I'd love to see her if you wouldn't mind.


----------



## frizzy (Jun 10, 2012)

If you don't mind I would like to see her, I'm so happy everything sorted out


----------



## tempest (Jan 26, 2009)

I would love to see a picture, too. I was actually just thinking about you and Kenzie today wondering how you two were doing,


----------



## cobra (Jan 30, 2013)

i would love to see her, too..... glad she is doing so well, and that the new owner keeps in touch so well. hope all is well w/ you.


----------



## Jake and Dai (Aug 15, 2008)

Me too please!


----------



## Nikkibella (Mar 10, 2012)

Me too please !! Glad to hear that she's doing well  !
_Posted via Mobile Device_


----------



## Zexious (Aug 2, 2013)

Me, me! I never saw her little self, but I'd love to see the current one :>


----------



## paintsrule (Aug 20, 2009)

Me please! As the avid lurker following her story I'd love to see her growth, she was so cute in all the pictures I saw of her when you had her


----------



## Endiku (Dec 6, 2010)

Sorry if I accidentally sent anyone two xD its hard to keep track of.


----------



## DraftyAiresMum (Jun 1, 2011)

I'd love to see her, too! I always thought she was such a trooper and so cute.
_Posted via Mobile Device_


----------



## Northernstar (Jul 23, 2011)

Yes!! Definately want to see Kenzie girl


----------



## Endiku (Dec 6, 2010)

A trooper she is! I'm still utterly amazed by her temperament after all she's been through. It's a miracle that needle phobia is the worst thing she suffers from. She has every right to be terrified of the entire world!


----------



## smrobs (Jul 30, 2008)

How am I just now seeing this?! I would love a new pic of the gorgeous girl.

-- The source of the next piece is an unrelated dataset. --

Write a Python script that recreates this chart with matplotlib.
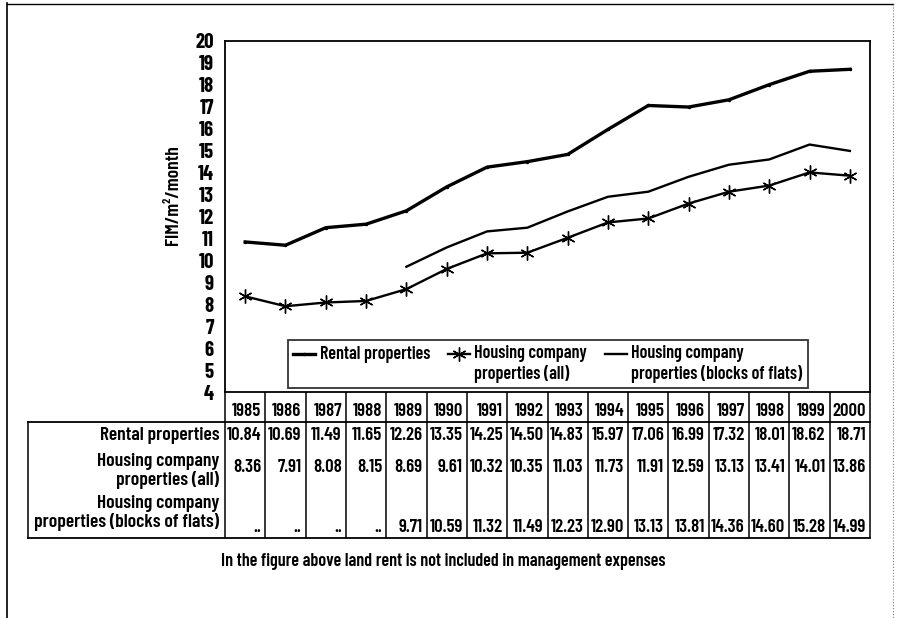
import numpy as np
import matplotlib
matplotlib.use("Agg")
import matplotlib.pyplot as plt
from matplotlib import transforms
from matplotlib.lines import Line2D

plt.rcParams['font.family'] = ['Barlow Condensed', 'DejaVu Sans']
plt.rcParams['font.weight'] = 600

# data
years = list(range(1985, 2001))
rental = [10.84, 10.69, 11.49, 11.65, 12.26, 13.35, 14.25, 14.50,
          14.83, 15.97, 17.06, 16.99, 17.32, 18.01, 18.62, 18.71]
housing_all = [8.36, 7.91, 8.08, 8.15, 8.69, 9.61, 10.32, 10.35,
               11.03, 11.73, 11.91, 12.59, 13.13, 13.41, 14.01, 13.86]
blocks = [None, None, None, None, 9.71, 10.59, 11.32, 11.49,
          12.23, 12.90, 13.13, 13.81, 14.36, 14.60, 15.28, 14.99]

row_names = ["Rental properties",
             "Housing company\nproperties (all)",
             "Housing company\nproperties (blocks of flats)"]
caption = "In the figure above land rent is not included in management expenses"

W, H = 897, 618
fig = plt.figure(figsize=(W / 100, H / 100), dpi=100)


def fx(px):
    return px / W


def fy(py):
    return 1 - py / H


# main plot area
ax = fig.add_axes([fx(225), fy(392), fx(870 - 225), fy(41) - fy(392)])
blk = np.array([np.nan if v is None else v for v in blocks], dtype=float)
ax.plot(years, rental, color="black", lw=2.4, marker=".", ms=3,
        label="Rental properties\n")
ax.plot(years, housing_all, color="black", lw=1.7, marker=(6, 2, 0), ms=10,
        mew=1.0, label=row_names[1])
ax.plot(years, blk, color="black", lw=1.7, label=row_names[2])
ax.set_xlim(1984.5, 2000.5)
ax.set_ylim(4, 20)
ax.set_yticks(range(4, 21))
ax.set_xticks([])
ax.tick_params(axis="y", length=0, pad=8, labelsize=15)
for t in ax.get_yticklabels():
    t.set_fontweight("bold")
for s in ax.spines.values():
    s.set_linewidth(1.3)

leg = ax.legend(loc="lower left", bbox_to_anchor=(0.0977, 0.011), ncol=3,
                borderaxespad=0, fontsize=13, frameon=True, fancybox=False,
                edgecolor="black", handlelength=1.2, handletextpad=0.25,
                columnspacing=1.0, numpoints=1, borderpad=0.3,
                labelspacing=0.1)
leg.get_frame().set_linewidth(1.3)
for h in leg.legend_handles:
    h.set_ydata(np.asarray(h.get_ydata()) + 7.2)

fig.text(fx(173), fy(195), "FIM/m²/month", rotation=90, ha="center",
         va="center", fontsize=14)

# table below the plot, sharing the year scale
tab = fig.add_axes([fx(225), fy(538), fx(870 - 225), fy(392) - fy(538)],
                   sharex=ax)
tab.set_ylim(146, 0)
tab.axis("off")
bl = transforms.blended_transform_factory(tab.transAxes, tab.transData)
left = (28 - 225) / 645

tab.vlines(np.arange(1984.5, 2001), 0, 146, color="black", lw=1.1,
           clip_on=False)
for yy in (30, 146):
    tab.plot([left, 1], [yy, yy], color="black", lw=1.3, transform=bl,
             clip_on=False)
tab.plot([left, left], [30, 146], color="black", lw=1.1, transform=bl,
         clip_on=False)

dx = 0.4
fs = 13.5
for i, yr in enumerate(years):
    x = yr + dx
    tab.text(x, 20, str(yr), ha="right", va="center", fontsize=fs)
    tab.text(x, 44, f"{rental[i]:.2f}", ha="right", va="center", fontsize=fs)
    tab.text(x, 75, f"{housing_all[i]:.2f}", ha="right", va="center",
             fontsize=fs)
    txt = ".." if blocks[i] is None else f"{blocks[i]:.2f}"
    tab.text(x, 136, txt, ha="right", va="center", fontsize=fs)

for name, yy in zip(row_names, (44, 79, 121)):
    tab.text(-0.009, yy, name, ha="right", va="center", ma="right",
             fontsize=14, transform=bl, linespacing=1.05)

fig.text(fx(443), fy(562), caption, ha="center", va="center", fontsize=13)

# page frame of the scan
fig.add_artist(Line2D([fx(7), fx(7)], [fy(3), 0], color="black", lw=1.2))
fig.add_artist(Line2D([fx(7), fx(893)], [fy(4), fy(4)], color="black", lw=1.0))
fig.add_artist(Line2D([fx(893), fx(893)], [fy(4), 0], color="gray", lw=0.8,
                      ls=":"))

fig.savefig("out.png", dpi=100)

P.S. Didn't I tell you she still had a lot of growing to do? :wink:


----------



## Endiku (Dec 6, 2010)

I happily admit that all my fretting was worthless! Looks like her chances of reaching 15.2hh are pretty darned high after all! 

Hopefully when she's done growing she'll be a bit of an easier keeper though xD as of right now her owner has the same thought as me...HOW can a horse her size eat as much as she does?! She was eating what her two farm-mates ate combined when she was with me! o.o


----------



## Northernstar (Jul 23, 2011)

This sweet girl is a survivor, and has risen above all else through your loving hands and those that now handle her - I'm tearfully smiling with this update. Thank you for sharing


----------



## SlideStop (Dec 28, 2011)

I'd love to see a the updated pics! Would it be to much trouble to attach a before one too? 
_Posted via Mobile Device_


----------



## egrogan (Jun 1, 2011)

Would love to see her update if you don't mind sending to me. So glad to hear she's doing so well-you must be very proud of your matchmaker skills 
_Posted via Mobile Device_


----------



## Endiku (Dec 6, 2010)

For anyone else (such as Zexious! o.-) who hasn't seen Kenzie before, since a couple of you asked- here are two before pictures of her. It should be fine to share them since they're my pictures that I took, and one has me in it...

'before' as in, when she first came to me: 14 months



















and a few days before she left in December.


----------



## Bondre (Jun 14, 2013)

Hi Endiku, please send me a pic of Kenzie too. 

I stumbled on your story two weeks back and since then I have read your three Kenzie threads from start to finish. WOW!!! What an epic. I didn't skip a single page for fear that I might miss something. I cried through your first hard times with you - just a year late LOL - and lapped up all your successes. I can't believe all you did for that little filly, even when it seemed all the odds were loaded against you both. And apart from your outstanding perseverance and humanity, you're also a good writer - you have the great ability to make everyday stuff fascinating (even beet pulp!). 

Here's a big hug for you from Spain.

If my two boys achieve half of what you have done when they reach their late teens, I'll be super super proud of them!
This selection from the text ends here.